(Aim):
All lines from the beginning of the listing through the line with "-5.57, -5.35, -5.22]" are to be copied word for word; the pictures are not.

═════ Given information

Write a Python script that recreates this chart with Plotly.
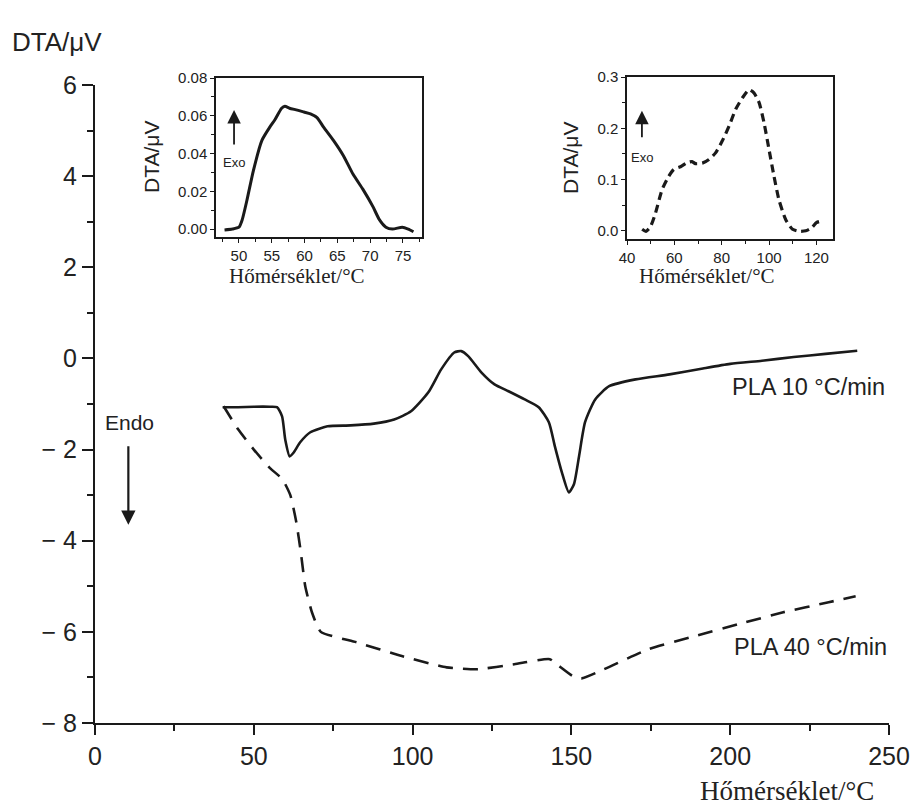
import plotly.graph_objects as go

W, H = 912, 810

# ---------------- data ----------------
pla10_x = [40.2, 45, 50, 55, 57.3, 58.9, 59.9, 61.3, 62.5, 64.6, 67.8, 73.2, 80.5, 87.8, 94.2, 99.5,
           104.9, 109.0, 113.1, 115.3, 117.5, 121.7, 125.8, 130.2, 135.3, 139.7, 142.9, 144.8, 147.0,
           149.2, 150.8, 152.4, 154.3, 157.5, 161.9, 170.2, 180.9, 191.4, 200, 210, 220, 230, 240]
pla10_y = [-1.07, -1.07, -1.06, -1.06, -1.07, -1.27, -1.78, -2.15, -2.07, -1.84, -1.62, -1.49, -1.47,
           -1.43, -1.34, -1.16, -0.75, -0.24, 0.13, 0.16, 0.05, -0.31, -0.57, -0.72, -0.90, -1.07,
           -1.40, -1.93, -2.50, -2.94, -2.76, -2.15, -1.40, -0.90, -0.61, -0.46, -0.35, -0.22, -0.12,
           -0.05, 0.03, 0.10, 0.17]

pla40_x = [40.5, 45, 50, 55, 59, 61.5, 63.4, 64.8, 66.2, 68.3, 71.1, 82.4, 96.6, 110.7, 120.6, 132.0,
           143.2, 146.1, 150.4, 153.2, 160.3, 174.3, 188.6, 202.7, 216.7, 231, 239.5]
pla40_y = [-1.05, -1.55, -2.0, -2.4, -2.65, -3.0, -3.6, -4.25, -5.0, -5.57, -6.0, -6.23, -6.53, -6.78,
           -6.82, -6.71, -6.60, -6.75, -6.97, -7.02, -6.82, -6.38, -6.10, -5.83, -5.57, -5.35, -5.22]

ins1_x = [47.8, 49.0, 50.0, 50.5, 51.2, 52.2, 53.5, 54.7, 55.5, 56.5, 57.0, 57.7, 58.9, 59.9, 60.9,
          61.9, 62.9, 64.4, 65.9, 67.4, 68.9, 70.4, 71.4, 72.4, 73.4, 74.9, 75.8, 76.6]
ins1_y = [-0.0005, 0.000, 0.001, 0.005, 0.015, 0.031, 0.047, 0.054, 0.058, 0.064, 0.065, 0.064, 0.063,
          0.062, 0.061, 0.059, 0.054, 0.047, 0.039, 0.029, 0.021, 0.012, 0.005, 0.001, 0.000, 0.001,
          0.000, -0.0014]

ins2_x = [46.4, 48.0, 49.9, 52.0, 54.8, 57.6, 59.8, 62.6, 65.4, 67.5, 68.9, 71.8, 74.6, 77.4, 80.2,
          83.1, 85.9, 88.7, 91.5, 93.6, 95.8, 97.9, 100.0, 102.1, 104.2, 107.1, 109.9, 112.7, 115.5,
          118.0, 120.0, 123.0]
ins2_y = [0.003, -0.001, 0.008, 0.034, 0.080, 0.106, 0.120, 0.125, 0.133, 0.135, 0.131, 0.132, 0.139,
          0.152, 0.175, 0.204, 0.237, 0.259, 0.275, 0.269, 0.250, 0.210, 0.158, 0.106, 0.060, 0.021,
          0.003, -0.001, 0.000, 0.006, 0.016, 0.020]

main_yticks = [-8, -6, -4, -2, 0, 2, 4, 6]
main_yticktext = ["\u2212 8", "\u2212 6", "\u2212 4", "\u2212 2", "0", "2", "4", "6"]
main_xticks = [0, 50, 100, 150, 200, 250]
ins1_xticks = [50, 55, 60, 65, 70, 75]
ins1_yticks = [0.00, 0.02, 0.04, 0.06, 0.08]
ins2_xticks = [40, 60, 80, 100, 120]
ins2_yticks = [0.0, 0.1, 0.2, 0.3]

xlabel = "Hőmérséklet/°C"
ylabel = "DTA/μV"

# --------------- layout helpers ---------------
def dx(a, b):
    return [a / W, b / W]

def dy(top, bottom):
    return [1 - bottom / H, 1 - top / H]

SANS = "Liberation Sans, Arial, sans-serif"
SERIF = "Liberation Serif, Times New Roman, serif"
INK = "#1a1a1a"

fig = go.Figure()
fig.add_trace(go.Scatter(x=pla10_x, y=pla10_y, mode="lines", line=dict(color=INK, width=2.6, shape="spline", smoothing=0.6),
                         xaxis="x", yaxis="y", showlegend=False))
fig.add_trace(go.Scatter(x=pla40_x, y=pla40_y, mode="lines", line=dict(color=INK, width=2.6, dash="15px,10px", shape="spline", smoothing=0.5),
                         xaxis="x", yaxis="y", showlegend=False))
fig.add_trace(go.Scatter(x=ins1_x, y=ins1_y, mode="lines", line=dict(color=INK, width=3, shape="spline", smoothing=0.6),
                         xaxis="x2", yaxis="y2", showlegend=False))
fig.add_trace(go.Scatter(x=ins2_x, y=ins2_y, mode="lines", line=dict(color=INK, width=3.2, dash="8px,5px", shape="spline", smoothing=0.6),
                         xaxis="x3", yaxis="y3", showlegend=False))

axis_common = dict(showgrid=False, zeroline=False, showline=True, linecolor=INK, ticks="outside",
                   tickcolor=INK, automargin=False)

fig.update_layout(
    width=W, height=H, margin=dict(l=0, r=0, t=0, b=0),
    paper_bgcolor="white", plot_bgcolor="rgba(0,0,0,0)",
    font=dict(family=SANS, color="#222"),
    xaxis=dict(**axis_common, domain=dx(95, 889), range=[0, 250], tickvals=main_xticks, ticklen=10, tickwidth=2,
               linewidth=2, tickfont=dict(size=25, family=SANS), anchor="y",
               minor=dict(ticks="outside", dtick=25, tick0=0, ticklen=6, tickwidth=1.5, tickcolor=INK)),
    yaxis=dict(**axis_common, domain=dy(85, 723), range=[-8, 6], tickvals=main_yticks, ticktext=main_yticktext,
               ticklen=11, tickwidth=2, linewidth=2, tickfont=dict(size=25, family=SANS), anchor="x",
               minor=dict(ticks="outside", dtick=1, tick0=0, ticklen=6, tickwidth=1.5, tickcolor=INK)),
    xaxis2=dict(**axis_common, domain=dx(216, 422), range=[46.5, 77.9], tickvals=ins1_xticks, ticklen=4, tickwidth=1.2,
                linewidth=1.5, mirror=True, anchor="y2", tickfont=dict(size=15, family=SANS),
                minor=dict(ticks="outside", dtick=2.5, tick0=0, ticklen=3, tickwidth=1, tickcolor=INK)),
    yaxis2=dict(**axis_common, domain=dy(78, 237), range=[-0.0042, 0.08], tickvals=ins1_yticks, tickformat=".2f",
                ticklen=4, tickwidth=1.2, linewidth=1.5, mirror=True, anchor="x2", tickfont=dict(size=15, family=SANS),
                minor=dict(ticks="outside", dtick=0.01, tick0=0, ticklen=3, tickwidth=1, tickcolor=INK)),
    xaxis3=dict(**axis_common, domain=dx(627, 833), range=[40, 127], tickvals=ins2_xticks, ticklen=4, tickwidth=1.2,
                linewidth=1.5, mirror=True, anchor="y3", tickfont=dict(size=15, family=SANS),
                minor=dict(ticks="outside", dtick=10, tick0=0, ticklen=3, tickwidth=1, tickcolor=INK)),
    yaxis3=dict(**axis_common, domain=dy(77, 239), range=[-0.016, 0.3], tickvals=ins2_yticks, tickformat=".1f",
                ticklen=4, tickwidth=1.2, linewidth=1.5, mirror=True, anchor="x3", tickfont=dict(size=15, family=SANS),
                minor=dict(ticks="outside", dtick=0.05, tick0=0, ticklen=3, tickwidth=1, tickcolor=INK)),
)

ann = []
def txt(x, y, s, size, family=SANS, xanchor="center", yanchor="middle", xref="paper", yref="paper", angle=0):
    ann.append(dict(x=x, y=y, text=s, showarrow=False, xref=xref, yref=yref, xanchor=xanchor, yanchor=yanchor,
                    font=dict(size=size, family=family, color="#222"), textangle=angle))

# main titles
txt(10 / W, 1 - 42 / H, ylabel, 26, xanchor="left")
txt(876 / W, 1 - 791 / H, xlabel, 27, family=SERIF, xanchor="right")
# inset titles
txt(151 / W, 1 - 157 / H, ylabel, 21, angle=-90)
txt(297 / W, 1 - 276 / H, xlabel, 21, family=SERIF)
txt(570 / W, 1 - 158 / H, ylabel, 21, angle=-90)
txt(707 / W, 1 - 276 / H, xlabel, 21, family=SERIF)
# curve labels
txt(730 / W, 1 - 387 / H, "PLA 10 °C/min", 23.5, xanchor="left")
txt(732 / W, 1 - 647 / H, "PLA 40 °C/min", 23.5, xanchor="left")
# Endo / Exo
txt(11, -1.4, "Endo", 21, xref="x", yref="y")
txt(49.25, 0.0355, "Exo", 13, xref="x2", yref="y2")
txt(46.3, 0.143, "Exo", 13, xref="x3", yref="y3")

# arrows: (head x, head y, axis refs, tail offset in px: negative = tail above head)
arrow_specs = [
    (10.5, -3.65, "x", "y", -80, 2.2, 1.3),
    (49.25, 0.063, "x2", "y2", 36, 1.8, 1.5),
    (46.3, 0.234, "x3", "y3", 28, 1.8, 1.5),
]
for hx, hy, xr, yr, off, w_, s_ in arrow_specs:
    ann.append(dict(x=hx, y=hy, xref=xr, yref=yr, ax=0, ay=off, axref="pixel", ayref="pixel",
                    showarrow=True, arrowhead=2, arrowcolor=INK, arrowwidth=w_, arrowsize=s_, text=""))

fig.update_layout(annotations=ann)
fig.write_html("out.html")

══════════

(Task answer):
Write a Python script that recreates this chart with Plotly.
import plotly.graph_objects as go

W, H = 912, 810

# ---------------- data ----------------
pla10_x = [40.2, 45, 50, 55, 57.3, 58.9, 59.9, 61.3, 62.5, 64.6, 67.8, 73.2, 80.5, 87.8, 94.2, 99.5,
           104.9, 109.0, 113.1, 115.3, 117.5, 121.7, 125.8, 130.2, 135.3, 139.7, 142.9, 144.8, 147.0,
           149.2, 150.8, 152.4, 154.3, 157.5, 161.9, 170.2, 180.9, 191.4, 200, 210, 220, 230, 240]
pla10_y = [-1.07, -1.07, -1.06, -1.06, -1.07, -1.27, -1.78, -2.15, -2.07, -1.84, -1.62, -1.49, -1.47,
           -1.43, -1.34, -1.16, -0.75, -0.24, 0.13, 0.16, 0.05, -0.31, -0.57, -0.72, -0.90, -1.07,
           -1.40, -1.93, -2.50, -2.94, -2.76, -2.15, -1.40, -0.90, -0.61, -0.46, -0.35, -0.22, -0.12,
           -0.05, 0.03, 0.10, 0.17]

pla40_x = [40.5, 45, 50, 55, 59, 61.5, 63.4, 64.8, 66.2, 68.3, 71.1, 82.4, 96.6, 110.7, 120.6, 132.0,
           143.2, 146.1, 150.4, 153.2, 160.3, 174.3, 188.6, 202.7, 216.7, 231, 239.5]
pla40_y = [-1.05, -1.55, -2.0, -2.4, -2.65, -3.0, -3.6, -4.25, -5.0, -5.57, -6.0, -6.23, -6.53, -6.78,
           -6.82, -6.71, -6.60, -6.75, -6.97, -7.02, -6.82, -6.38, -6.10, -5.83, -5.57, -5.35, -5.22]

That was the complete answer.